Last year, Texas Biomed asked for an $11 million municipal bond from the city of San Antonio to expand its campus infrastructure but withdrew its request in December after the People for the Ethical Treatment of Animals (PETA) and others objected over the facility’s medical experiments on primates.

“Mayor [Ron] Nirenberg and the city council are attempting to avoid public input on this issue,” Pippin writes. “Giving money to a rich corporation that has failed to benefit public health rather than to deserving community programs is an abuse of taxpayer funds and violates ARPA funding requirements.”

In a statement, Texas Biomed spokeswoman Lisa Cruz said the facility’s work fighting diseases is expensive and justifies it accessing additional federal funding . She added that the ARPA money is one way it can ensure that modernizes its campus in a way that benefits its research and its animals.

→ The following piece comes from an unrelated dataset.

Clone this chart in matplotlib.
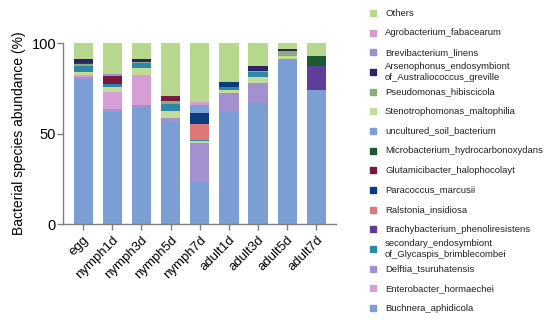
import matplotlib
matplotlib.use("Agg")
import matplotlib.pyplot as plt
from matplotlib.patches import Rectangle
import numpy as np

plt.rcParams['font.family'] = ['Liberation Sans', 'DejaVu Sans']

samples = ["egg", "nymph1d", "nymph3d", "nymph5d", "nymph7d",
           "adult1d", "adult3d", "adult5d", "adult7d"]

# abundances (%) per sample
Buchnera_aphidicola        = [80.0, 62.1, 64.5, 56.5, 23.4, 62.0, 67.0, 91.5, 74.0]
Delftia_tsuruhatensis      = [1.2, 1.8, 1.2, 2.4, 21.2, 10.5, 11.3, 0.0, 0.0]
Enterobacter_hormaechei    = [1.0, 9.2, 16.6, 0.0, 0.0, 0.0, 0.0, 0.0, 0.0]
Stenotrophomonas_maltophilia = [1.9, 2.8, 4.3, 3.7, 1.2, 1.5, 3.0, 1.2, 0.0]
secondary_endosymbiont     = [3.1, 1.8, 2.5, 3.9, 0.6, 1.9, 2.7, 0.0, 0.0]
Pseudomonas_hibiscicola    = [1.1, 0.0, 0.6, 1.6, 0.0, 0.0, 0.8, 3.0, 0.0]
Brachybacterium_phenoliresistens = [0.0, 0.0, 0.0, 0.0, 0.0, 0.0, 0.0, 0.0, 13.3]
Ralstonia_insidiosa        = [0.0, 0.0, 0.0, 0.0, 8.7, 0.0, 0.0, 0.0, 0.0]
Paracoccus_marcusii        = [0.0, 0.0, 0.0, 0.0, 6.1, 2.7, 0.0, 0.0, 0.0]
Glutamicibacter_halophocolayt = [0.8, 4.2, 0.0, 2.8, 0.0, 0.0, 0.0, 0.0, 0.0]
Microbacterium_hydrocarbonoxydans = [0.0, 0.0, 0.0, 0.0, 0.0, 0.0, 0.0, 0.0, 5.5]
uncultured_soil_bacterium  = [0.0, 0.0, 0.0, 0.0, 4.6, 0.0, 0.0, 0.0, 0.0]
Arsenophonus_endosymbiont  = [2.0, 0.0, 1.8, 0.0, 0.0, 0.0, 2.8, 1.4, 0.0]
Brevibacterium_linens      = [0.0, 1.2, 0.0, 0.0, 0.0, 0.0, 0.0, 0.0, 0.0]
Agrobacterium_fabacearum   = [0.0, 0.0, 0.0, 0.0, 1.8, 0.0, 0.0, 0.0, 0.0]
Others                     = [8.9, 16.9, 8.5, 29.1, 32.4, 21.4, 12.4, 2.9, 7.2]

# (label, values, colour) in stacking order, bottom -> top
stack = [
    ("Buchnera_aphidicola", Buchnera_aphidicola, "#7b9fd4"),
    ("Delftia_tsuruhatensis", Delftia_tsuruhatensis, "#a391cf"),
    ("Enterobacter_hormaechei", Enterobacter_hormaechei, "#d59fd5"),
    ("Stenotrophomonas_maltophilia", Stenotrophomonas_maltophilia, "#c2dc98"),
    ("secondary_endosymbiont\nof_Glycaspis_brimblecombei", secondary_endosymbiont, "#2e86a8"),
    ("Pseudomonas_hibiscicola", Pseudomonas_hibiscicola, "#8eab7c"),
    ("Brachybacterium_phenoliresistens", Brachybacterium_phenoliresistens, "#5d3f99"),
    ("Ralstonia_insidiosa", Ralstonia_insidiosa, "#de7878"),
    ("Paracoccus_marcusii", Paracoccus_marcusii, "#0d3b7f"),
    ("Glutamicibacter_halophocolayt", Glutamicibacter_halophocolayt, "#781a3e"),
    ("Microbacterium_hydrocarbonoxydans", Microbacterium_hydrocarbonoxydans, "#1c5a33"),
    ("uncultured_soil_bacterium", uncultured_soil_bacterium, "#7da0d6"),
    ("Arsenophonus_endosymbiont\nof_Australiococcus_greville", Arsenophonus_endosymbiont, "#2b2466"),
    ("Brevibacterium_linens", Brevibacterium_linens, "#a08dcd"),
    ("Agrobacterium_fabacearum", Agrobacterium_fabacearum, "#d49bd0"),
    ("Others", Others, "#b6d78c"),
]

# legend order (top -> bottom)
legend_order = ["Others", "Agrobacterium_fabacearum", "Brevibacterium_linens",
                "Arsenophonus_endosymbiont\nof_Australiococcus_greville",
                "Pseudomonas_hibiscicola", "Stenotrophomonas_maltophilia",
                "uncultured_soil_bacterium", "Microbacterium_hydrocarbonoxydans",
                "Glutamicibacter_halophocolayt", "Paracoccus_marcusii",
                "Ralstonia_insidiosa", "Brachybacterium_phenoliresistens",
                "secondary_endosymbiont\nof_Glycaspis_brimblecombei",
                "Delftia_tsuruhatensis", "Enterobacter_hormaechei",
                "Buchnera_aphidicola"]

W, H = 550, 320
fig = plt.figure(figsize=(5.5, 3.2), dpi=100)
ax = fig.add_axes([63 / W, 1 - 224 / H, (336 - 63) / W, (224 - 43.3) / H])

x = np.arange(len(samples))
bottom = np.zeros(len(samples))
colors = {}
for label, vals, col in stack:
    v = np.array(vals, dtype=float)
    ax.bar(x, v, width=0.66, bottom=bottom, color=col, edgecolor='none', linewidth=0)
    bottom += v
    colors[label] = col

ax.set_xlim(-0.69, len(samples) - 1 + 0.67)
ax.set_ylim(0, 100)
ax.set_yticks([0, 50, 100])
ax.set_xticks(x)
ax.set_xticklabels(samples, rotation=45, ha='right', rotation_mode='anchor', fontsize=9.5)
ax.tick_params(axis='y', labelsize=10.5, direction='out', length=4, width=1, color='#7f7f7f', pad=1)
ax.tick_params(axis='x', direction='out', length=4, width=1, color='#7f7f7f', pad=3)
for s in ['top', 'right']:
    ax.spines[s].set_visible(False)
for s in ['left', 'bottom']:
    ax.spines[s].set_color('#7f7f7f')
    ax.spines[s].set_linewidth(1)
ax.set_ylabel("Bacterial species abundance (%)", fontsize=10, labelpad=4)

# legend drawn as patches + text in figure coordinates
y0, dy = 13.0, 19.67
for i, lab in enumerate(legend_order):
    yc = y0 + i * dy
    fig.patches.append(Rectangle(((370) / W, 1 - (yc + 3) / H), 6 / W, 6 / H,
                                 transform=fig.transFigure, color=colors[lab],
                                 figure=fig))
    fig.text(385 / W, 1 - yc / H, lab, fontsize=6.8, va='center', ha='left',
             color='#222222', linespacing=1.25)

fig.savefig("out.png", dpi=100)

“ARPA funding was designed to address economic impact and support public health infrastructure,” she said. “Texas Biomed is a good fit for ARPA funding as a federally designated critical infrastructure site deemed essential to local, state and national security, as well as public health and safety.”

PETA Senior Vice President Kathy Guillermo said her group supports the Physicians Committee’s request, adding that its local supporters plan to show up at Thursday’s council meeting to raise objections to the funding.

“It’s pretty outrageous to see this moving forward since so many people in San Antonio make it clear they don’t support the bond,” she said.